Cluster Culling Shading

This shader type has an execution environment similar to that of a compute shader, where a collection of shader invocations form a workgroup and cooperate to perform coarse level geometry culling and LOD selection. A shader invocation can emit a set of built-in output variables via a new built-in function. The cluster culling shader organizes these emitted variables into a drawing command used by the subsequent rendering pipeline.

Cluster Culling Shader Input

The only inputs available to the cluster culling shader are variables identifying the specific workgroup and invocation.

Cluster Culling Shader Output

If a cluster survives after culling in a cluster culling shader invocation, a drawing command to draw this cluster should be emitted by this shader invocation for further rendering processing. There are two types of drawing command, indexed mode and non-indexed mode. Both type of drawing commands consist of a set of built-in output variables which have a similar definition to VkDrawIndexedIndirectCommand and VkDrawIndirectCommand members.

Cluster culling shaders have the following built-in output variables:

  • built-in variable IndexCountHUAWEI is the number of vertices to draw.

  • built-in variable VertexCountHUAWEI is the number of vertices to draw.

  • built-in variable InstanceCountHUAWEI is the number of instances to draw.

  • built-in variable FirstIndexHUAWEI is the base index within the index buffer.

  • built-in variable FirstVertexHUAWEI is the index of the first vertex to draw

  • built-in variable VertexOffsetHUAWEI is the value added to the vertex index before indexing into the vertex buffer.

  • built-in variable FirstInstanceHUAWEI is the instance ID of the first instance to draw.

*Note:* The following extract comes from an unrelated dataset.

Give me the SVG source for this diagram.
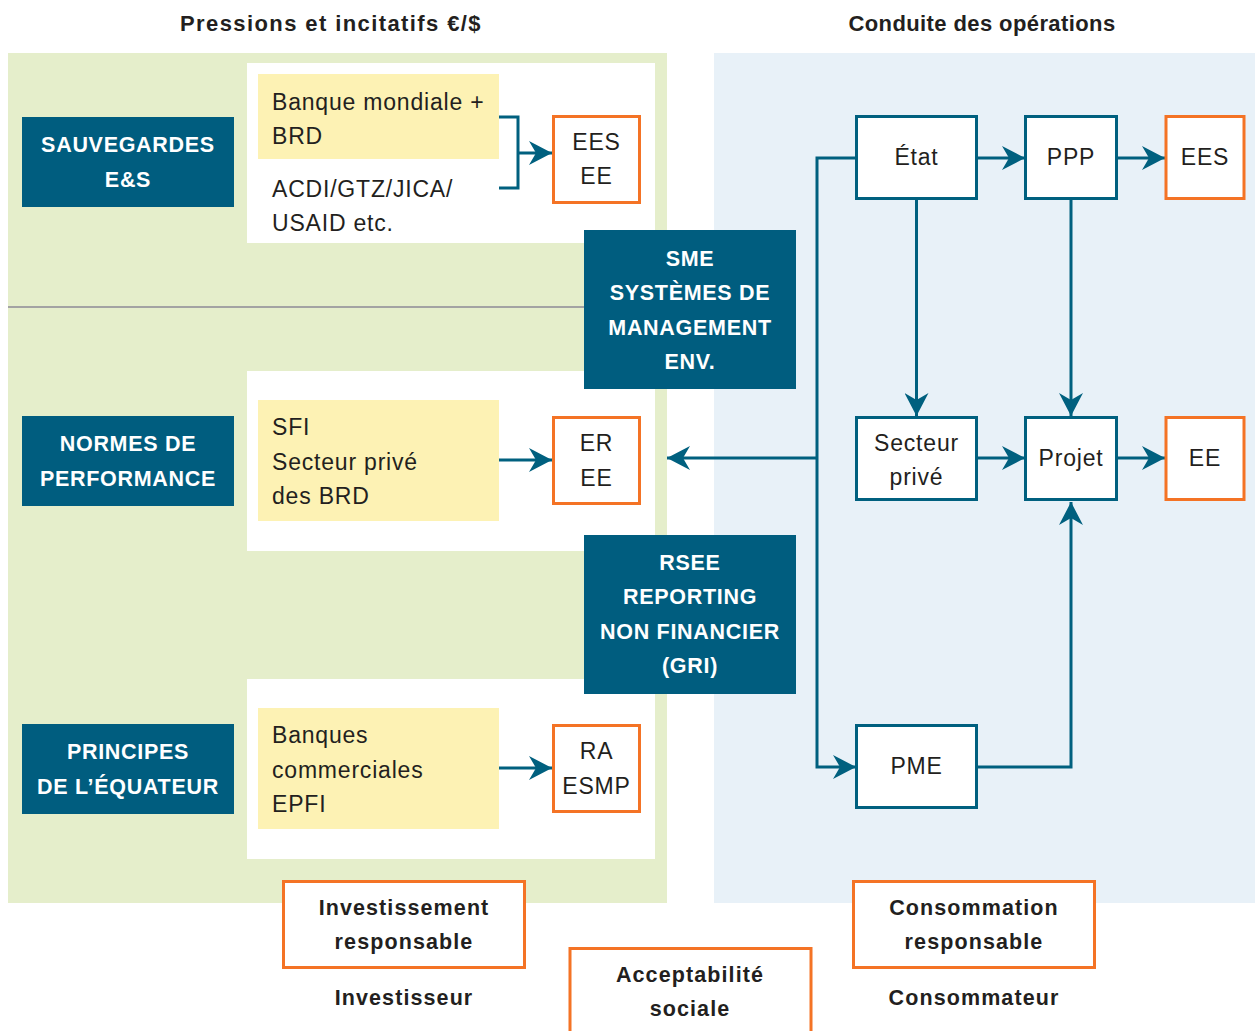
<svg xmlns="http://www.w3.org/2000/svg" width="1255" height="1031" viewBox="0 0 1255 1031">
  <defs>
    <style>
      .txt { font-family: "Liberation Sans", Arial, sans-serif; font-size: 23px; fill: #231f20; letter-spacing: 0.8px; }
      .hd { font-family: "Liberation Sans", Arial, sans-serif; font-size: 22px; font-weight: bold; fill: #231f20; letter-spacing: 0.4px; }
      .hd.wide { letter-spacing: 1.4px; }
      .wb { font-family: "Liberation Sans", Arial, sans-serif; font-size: 21.5px; font-weight: bold; fill: #ffffff; letter-spacing: 0.7px; }
      .bb { font-family: "Liberation Sans", Arial, sans-serif; font-size: 21.5px; font-weight: bold; fill: #231f20; letter-spacing: 1.1px; }
      .dark { fill: #005d7f; }
      .yel { fill: #fdf2b4; }
      .wht { fill: #ffffff; }
      .obox { fill: #ffffff; stroke: #f47325; stroke-width: 3; }
      .bbox { fill: #ffffff; stroke: #00607f; stroke-width: 3; }
      .conn { fill: none; stroke: #00607f; stroke-width: 3; }
    </style>
    <marker id="arr" markerUnits="userSpaceOnUse" viewBox="-23 -12 23 24" refX="0" refY="0" markerWidth="23" markerHeight="24" orient="auto">
      <path d="M0,0 L-23,-12 L-16,0 L-23,12 Z" fill="#00607f"/>
    </marker>
  </defs>

  <!-- backgrounds -->
  <rect x="8" y="53" width="659" height="850" fill="#e5eecb"/>
  <rect x="714" y="53" width="541" height="850" fill="#e8f1f8"/>
  <line x1="8" y1="307" x2="590" y2="307" stroke="#a3a3a3" stroke-width="2"/>

  <!-- column headings -->
  <text class="hd wide" x="331" y="31" text-anchor="middle">Pressions et incitatifs €/$</text>
  <text class="hd" x="982" y="31" text-anchor="middle">Conduite des opérations</text>

  <!-- white panels -->
  <rect class="wht" x="247" y="63" width="408" height="180"/>
  <rect class="wht" x="247" y="371" width="408" height="180"/>
  <rect class="wht" x="247" y="679" width="408" height="180"/>

  <!-- connectors -->
  <g id="connectors">
    <polyline class="conn" points="499,117 518,117 518,188 499,188"/>
    <line class="conn" x1="518" y1="153" x2="552" y2="153" marker-end="url(#arr)"/>
    <line class="conn" x1="499" y1="460" x2="552" y2="460" marker-end="url(#arr)"/>
    <line class="conn" x1="499" y1="768" x2="552" y2="768" marker-end="url(#arr)"/>

    <line class="conn" x1="977" y1="158" x2="1025" y2="158" marker-end="url(#arr)"/>
    <line class="conn" x1="1117" y1="158" x2="1165" y2="158" marker-end="url(#arr)"/>
    <line class="conn" x1="977" y1="458" x2="1025" y2="458" marker-end="url(#arr)"/>
    <line class="conn" x1="1117" y1="458" x2="1165" y2="458" marker-end="url(#arr)"/>
    <line class="conn" x1="916.5" y1="199" x2="916.5" y2="416" marker-end="url(#arr)"/>
    <line class="conn" x1="1071" y1="199" x2="1071" y2="416" marker-end="url(#arr)"/>
    <polyline class="conn" points="977,767 1071,767 1071,502" marker-end="url(#arr)"/>
    <polyline class="conn" points="856,158 817,158 817,767 856,767" marker-end="url(#arr)"/>
    <line class="conn" x1="817" y1="458" x2="667" y2="458" marker-end="url(#arr)"/>
  </g>

  <!-- safeguards row -->
  <g id="sauvegardes">
    <rect class="dark" x="22" y="117" width="212" height="90"/>
    <text class="wb" x="128" y="152" text-anchor="middle">SAUVEGARDES</text>
    <text class="wb" x="128" y="187" text-anchor="middle">E&amp;S</text>
  </g>
  <g id="bailleurs">
    <rect class="yel" x="258" y="74" width="241" height="85"/>
    <text class="txt" x="272" y="110">Banque mondiale +</text>
    <text class="txt" x="272" y="144">BRD</text>
    <text class="txt" x="272" y="197">ACDI/GTZ/JICA/</text>
    <text class="txt" x="272" y="231">USAID etc.</text>
  </g>
  <g id="ees-ee-1">
    <rect class="obox" x="553.5" y="116.5" width="86" height="86"/>
    <text class="txt" x="596.5" y="150" text-anchor="middle">EES</text>
    <text class="txt" x="596.5" y="184" text-anchor="middle">EE</text>
  </g>

  <!-- performance standards row -->
  <g id="normes">
    <rect class="dark" x="22" y="416" width="212" height="90"/>
    <text class="wb" x="128" y="451" text-anchor="middle">NORMES DE</text>
    <text class="wb" x="128" y="486" text-anchor="middle">PERFORMANCE</text>
  </g>
  <g id="sfi">
    <rect class="yel" x="258" y="400" width="241" height="121"/>
    <text class="txt" x="272" y="435">SFI</text>
    <text class="txt" x="272" y="470">Secteur privé</text>
    <text class="txt" x="272" y="504">des BRD</text>
  </g>
  <g id="er-ee">
    <rect class="obox" x="553.5" y="417.5" width="86" height="86"/>
    <text class="txt" x="596.5" y="451" text-anchor="middle">ER</text>
    <text class="txt" x="596.5" y="486" text-anchor="middle">EE</text>
  </g>

  <!-- equator principles row -->
  <g id="principes">
    <rect class="dark" x="22" y="724" width="212" height="90"/>
    <text class="wb" x="128" y="759" text-anchor="middle">PRINCIPES</text>
    <text class="wb" x="128" y="794" text-anchor="middle">DE L’ÉQUATEUR</text>
  </g>
  <g id="banques">
    <rect class="yel" x="258" y="708" width="241" height="121"/>
    <text class="txt" x="272" y="743">Banques</text>
    <text class="txt" x="272" y="778">commerciales</text>
    <text class="txt" x="272" y="812">EPFI</text>
  </g>
  <g id="ra-esmp">
    <rect class="obox" x="553.5" y="725.5" width="86" height="86"/>
    <text class="txt" x="596.5" y="759" text-anchor="middle">RA</text>
    <text class="txt" x="596.5" y="794" text-anchor="middle">ESMP</text>
  </g>

  <!-- bridging blocks -->
  <g id="sme">
    <rect class="dark" x="584" y="230" width="212" height="159"/>
    <text class="wb" x="690" y="266" text-anchor="middle">SME</text>
    <text class="wb" x="690" y="300" text-anchor="middle">SYSTÈMES DE</text>
    <text class="wb" x="690" y="335" text-anchor="middle">MANAGEMENT</text>
    <text class="wb" x="690" y="369" text-anchor="middle">ENV.</text>
  </g>
  <g id="rsee">
    <rect class="dark" x="584" y="535" width="212" height="159"/>
    <text class="wb" x="690" y="570" text-anchor="middle">RSEE</text>
    <text class="wb" x="690" y="604" text-anchor="middle">REPORTING</text>
    <text class="wb" x="690" y="639" text-anchor="middle">NON FINANCIER</text>
    <text class="wb" x="690" y="673" text-anchor="middle">(GRI)</text>
  </g>

  <!-- operations -->
  <g id="etat">
    <rect class="bbox" x="856.5" y="116.5" width="120" height="82"/>
    <text class="txt" x="916.5" y="165" text-anchor="middle">État</text>
  </g>
  <g id="ppp">
    <rect class="bbox" x="1025.5" y="116.5" width="91" height="82"/>
    <text class="txt" x="1071" y="165" text-anchor="middle">PPP</text>
  </g>
  <g id="ees-ee-2">
    <rect class="obox" x="1166" y="116.5" width="78" height="82"/>
    <text class="txt" x="1205" y="165" text-anchor="middle">EES</text>
  </g>
  <g id="secteur-prive">
    <rect class="bbox" x="856.5" y="417.5" width="120" height="82"/>
    <text class="txt" x="916.5" y="451" text-anchor="middle">Secteur</text>
    <text class="txt" x="916.5" y="485" text-anchor="middle">privé</text>
  </g>
  <g id="projet">
    <rect class="bbox" x="1025.5" y="417.5" width="91" height="82"/>
    <text class="txt" x="1071" y="466" text-anchor="middle">Projet</text>
  </g>
  <g id="ee-projet">
    <rect class="obox" x="1166" y="417.5" width="78" height="82"/>
    <text class="txt" x="1205" y="466" text-anchor="middle">EE</text>
  </g>
  <g id="pme">
    <rect class="bbox" x="856.5" y="725.5" width="120" height="82"/>
    <text class="txt" x="916.5" y="774" text-anchor="middle">PME</text>
  </g>

  <!-- stakeholders -->
  <g id="investissement">
    <rect class="obox" x="283.5" y="881.5" width="241" height="86"/>
    <text class="bb" x="404" y="915" text-anchor="middle">Investissement</text>
    <text class="bb" x="404" y="949" text-anchor="middle">responsable</text>
  </g>
  <text class="bb" x="404" y="1005" text-anchor="middle">Investisseur</text>
  <g id="acceptabilite">
    <rect class="obox" x="570" y="948.5" width="241" height="100"/>
    <text class="bb" x="690" y="982" text-anchor="middle">Acceptabilité</text>
    <text class="bb" x="690" y="1016" text-anchor="middle">sociale</text>
  </g>
  <g id="consommation">
    <rect class="obox" x="853.5" y="881.5" width="241" height="86"/>
    <text class="bb" x="974" y="915" text-anchor="middle">Consommation</text>
    <text class="bb" x="974" y="949" text-anchor="middle">responsable</text>
  </g>
  <text class="bb" x="974" y="1005" text-anchor="middle">Consommateur</text>
</svg>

  • built-in variable ClusterIDHUAWEI is the index of cluster being rendered by this drawing command. When cluster culling shader is enabled, ClusterIDHUAWEI will replace gl_DrawID pass to vertex shader.

  • built-in variable ClusterShadingRate is the shading rate of cluster being rendered by this drawing command.

Cluster Culling Shader Cluster Ordering

  • When a cluster culling shader is used, all output clusters generated by DispatchClusterHUAWEI() in a given workgroup are passed to subsequent pipeline stage before any cluster generated from subsequent workgroup.

  • In a workgroup, the order of output clusters generated by DispatchClusterHUAWEI() is specified by the local invocation id, from lower to higher values.

  • If any cluster culling invocation in the workgroup does not call DispatchClusterHUAWEI(), no cluster will be sent to the subsequent rendering pipeline.

  • Any cluster culling shader invocation may also call DispatchClusterHUAWEI() many times as shown below:

// Cluster Culling Shader sample code:
        ......
    DispatchClusterHUAWEI();  // dispatch 0
        ......
    DispatchClusterHUAWEI();  // dispatch 1
        ......
    DispatchClusterHUAWEI();  // dispatch 2
        ......

In this case, the output sequence of clusters in a workgroup are specified as shown below ( in case of 32 shader invocations in a workgroup):

1. shader invocation0.dispatch0
2. shader invocation1.dispatch0,
            ..........
32. shader invocation31.dispatch0
33. shader invocation0.dispatch1
34. shader invocation1.dispatch1
            ..........
64. shader invocation31.dispatch1
65. shader invocation0.dispatch2
66. shader invocation1.dispatch2
            ..........
96. shader Invocation31.dispatch2

Cluster Culling Shader Primitive Ordering

Following guarantees are provided for the relative ordering of primitives produced by a cluster culling shader, as they pertain to primitive order.

  • Limited guarantees are provided for the relative ordering of primitives produced by a cluster culling shader, as they pertain to primitive order.

  • The order of primitives in a given cluster is specified by the content of

    • DispatchClusterHUAWEI() with indexed output built-in variables, vertices sourced from a lower index buffer addresses to higher addresses.

    • DispatchClusterHUAWEI() with non-indexed output built-in variables, from vertices with a lower numbered vertexIndex to a higher numbered vertexIndex.